Католический костел в Темир-Хан-Шура
Письмо Юрковского можно в значительной степени считать исповедью поколения поляков первого периода ссылки. Потом настроение и ситуация несколько изменились, но почти каждый ссыльный прошел через отчаяние. Единственным выходом, почти вымышленным раем для “кавказцев” был, как уже отмечалось, уход из армии.
Система художественных координат польской кавказской поэзии построена на мире, расколовшемся надвое как во временном, так и пространственном плане: на «до» и «после», «там» и «здесь». «До» - это юность, мечты, участие в общем деле, полнокровная жизнь, родные, «после» - арест, крушение надежд, изгнанничество, нужда, чувство ненужности и заброшенность.
Как тонко отметила Д.Оссовска, «то, что представляется характерной чертой рассматриваемой поэзии, есть моделирование мира посредством языка пространственных систем с выразительным выдвижением на первый план двух миров, являющихся антитезой. Это своеобразное деление событий биографии на два различных порядка, сталкивающихся меж собой в драматическом напряжении, - биография заговорщика и биография ссыльного» [89, 28].
При всей биографичности творчества «кавказцев» невозможно восстановить многие вехи их жизненного пути; часть из них проступает в стихах и прозе с излишней подробностью, часть канула в вечность. Произошло как бы органическое слияние параметров их судеб и поэзии: обрывочность, эпизодичность, недоговоренность, неуверенность в завтрашнем дне, подчиненность непредсказуемой судьбе.

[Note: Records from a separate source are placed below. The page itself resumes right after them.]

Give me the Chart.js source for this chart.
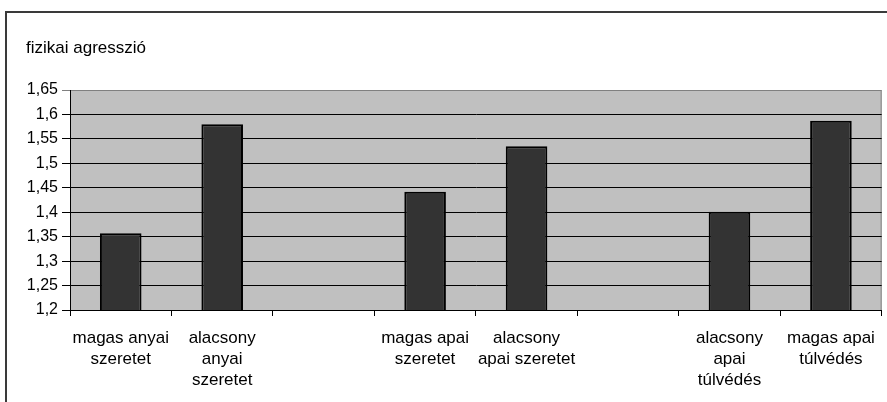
<!DOCTYPE html>
<html>
<head>
<meta charset="utf-8">
<script src="https://cdn.jsdelivr.net/npm/chart.js@4.4.1/dist/chart.umd.min.js"></script>
<style>
    html, body { margin: 0; padding: 0; background: #fff; }
    #wrap { position: relative; width: 887px; height: 402px; overflow: hidden; }
    #frame {
        position: absolute; left: 5px; top: 11px; width: 900px; height: 420px;
        border-left: 2px solid #3a3a3a; border-top: 2px solid #3a3a3a;
    }
    canvas { position: absolute; left: 0; top: 0; }
</style>
</head>
<body>
<div id="wrap">
    <div id="frame"></div>
    <canvas id="chart" width="887" height="402"></canvas>
</div>
<script>
// categories (multi-line labels, empty slots keep the gaps)
const categories = [
    ["magas anyai", "szeretet"],
    ["alacsony", "anyai", "szeretet"],
    "",
    ["magas apai", "szeretet"],
    ["alacsony", "apai szeretet"],
    "",
    ["alacsony", "apai", "túlvédés"],
    ["magas apai", "túlvédés"]
];

// series values
const agresszio = [1.357, 1.58, null, 1.442, 1.535, null, 1.401, 1.587];

// y tick labels
const yTickLabels = ["1,2", "1,25", "1,3", "1,35", "1,4", "1,45", "1,5", "1,55", "1,6", "1,65"];

const axisTitle = "fizikai agresszió";

//Plot area background, frame and the axis title
const plotBackground = {
    id: "plotBackground",
    beforeDraw(chart) {
        const { ctx, chartArea: a } = chart;
        ctx.save();
        ctx.fillStyle = "#c0c0c0";
        ctx.fillRect(a.left, a.top, a.right - a.left, a.bottom - a.top);
        ctx.strokeStyle = "#808080";
        ctx.lineWidth = 1;
        ctx.beginPath();
        ctx.moveTo(a.left, a.top + 0.5);
        ctx.lineTo(a.right - 0.5, a.top + 0.5);
        ctx.lineTo(a.right - 0.5, a.bottom);
        ctx.stroke();

        ctx.fillStyle = "#000";
        ctx.font = "17px 'Liberation Sans', Arial, sans-serif";
        ctx.textBaseline = "alphabetic";
        ctx.textAlign = "left";
        ctx.fillText(axisTitle, 26, 53);
        ctx.restore();
    }
};

const ctx = document.getElementById("chart").getContext("2d");

new Chart(ctx, {
    type: "bar",
    data: {
        labels: categories,
        datasets: [
            {
                data: agresszio,
                backgroundColor: "#333333",
                borderColor: "#000",
                borderWidth: 2,
                barPercentage: 0.41,
                categoryPercentage: 1.0
            }
        ]
    },
    options: {
        responsive: false,
        animation: false,
        layout: {
            padding: { top: 90, right: 2, left: 0, bottom: 0 }
        },
        scales: {
            x: {
                grid: {
                    offset: true,
                    drawOnChartArea: false,
                    drawTicks: true,
                    tickLength: 6,
                    color: "#000"
                },
                border: { display: true, color: "#000", width: 1 },
                ticks: {
                    color: "#000",
                    font: { family: "'Liberation Sans', Arial, sans-serif", size: 17, lineHeight: 1.24 },
                    maxRotation: 0,
                    minRotation: 0,
                    autoSkip: false,
                    padding: 12
                },
                afterFit(scale) { scale.height = 92; }
            },
            y: {
                min: 1.2,
                max: 1.65,
                ticks: {
                    stepSize: 0.05,
                    color: "#000",
                    font: { family: "'Liberation Sans', Arial, sans-serif", size: 16 },
                    padding: 4,
                    callback: (v, i) => yTickLabels[i]
                },
                grid: {
                    color: (c) => (c.tick && Math.abs(c.tick.value - 1.65) < 1e-6 ? "#808080" : "#000"),
                    lineWidth: 1,
                    tickLength: 8
                },
                border: { display: true, color: "#000", width: 1 },
                afterFit(scale) { scale.width = 70; }
            }
        },
        plugins: {
            legend: { display: false },
            tooltip: { enabled: false },
            title: { display: false }
        }
    },
    plugins: [plotBackground]
});
</script>
</body>
</html>
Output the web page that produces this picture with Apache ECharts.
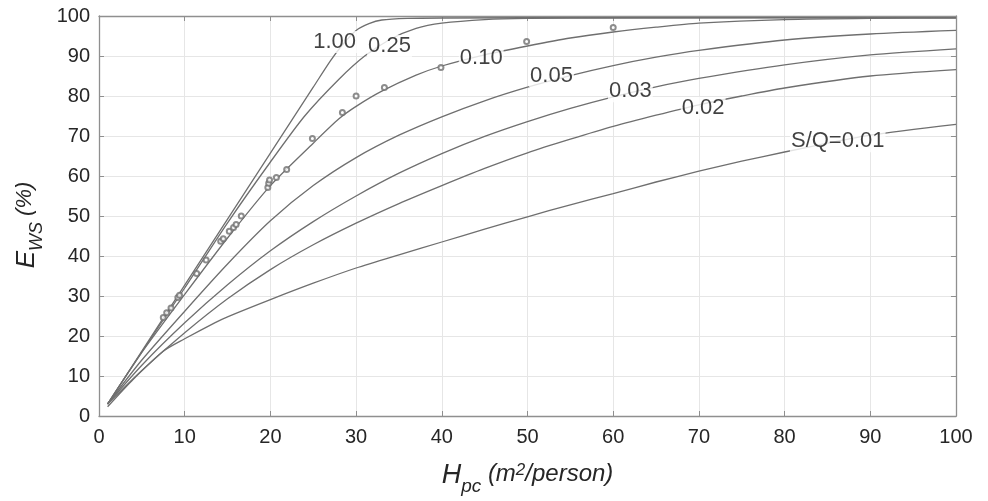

Возникает вопрос: имеет ли эстетическую и иную ценность литература, возникшая как бы поневоле? Может быть, ее вообще могло не быть? Или напротив, окажись авторы в более естественной для них творческой среде, они состоялись бы более многомерно? Возможно, было бы меньше пробелов? Но история не терпит сослагательного наклонения. Эта литература возникла, и недоговоренность - ее органическое свойство, а в определенном плане и отзвук трагичности судьбы всего польского народа той эпохи. Безусловно, следует исходить из того, что кавказцами сделано, а не из того, что могло быть сделано. Мы имеем дело с особой словесностью, возникшей в экстремальной ситуации и воплотившей в себе экстремальность. Наследие кавказских авторов несет в себе черты маргинальной литературы, но литературы, как неотъемлемой части общекультурного процесса.
Тем более нелепо обвинять кавказских литераторов в том, что среди них не было дарования того масштаба, которого подспудно требовал Янишевский. Да, перед нами поэзия и проза второго ряда. Но, как известно, писатели второго ряда во многом создают культурный фон эпохи. В данном случае они создали целый филиал польской литературы Кавказа. При этом следует учитывать, что не только у Заблоцкого, но и у большинства авторов образование, эрудиция, вкус и запросы были выше их поэтических возможностей, хотя не исключено, что эти возможности в иной ситуации, при участии в родной литературной среде, могли быть воплощены более весомо. Словацкий, ощущавший себя пророком, тем не менее, жаждал признания современников. А что же говорить о поэтах-солдатах? Во многих случаях в поэзии «кавказцев» ощущается примат мысли, идеи над художественным воплощением. Не менее иронично, чем об этом говорил Янишевский, Заблоцкий назвал их вклад «вдовьим грошом на алтарь родной поэзии». Каков же этот «вдовий грош»?
«Отсутствие очевидной дистанции между воображаемым художественным миром и реальностью биографической ситуации полностью подтверждается сравнением поэтических текстов с эпистолярным наследием, в котором непосредственное выражение авторского замысла является атрибутом формы» [84,26].
Подобного мироощущения и системы координат мы не встретим ни у Мицкевича, ни у Пушкина и Лермонтова. У каждого из них ссылка наложила отпечаток на дальнейшую судьбу, но была временным явлением и не стала ведущей в мировосприятии. Словацкий остро переживал свою оторванность от родины, но его изгнанничество было скорее добровольным, позволяло ему свободно передвигаться, и превалирующее в последние годы осознание себя как скитальца связано с особенностью его психотипа и с тем, что он взял на себя поэтическую ответственность за трагедию всего поколения.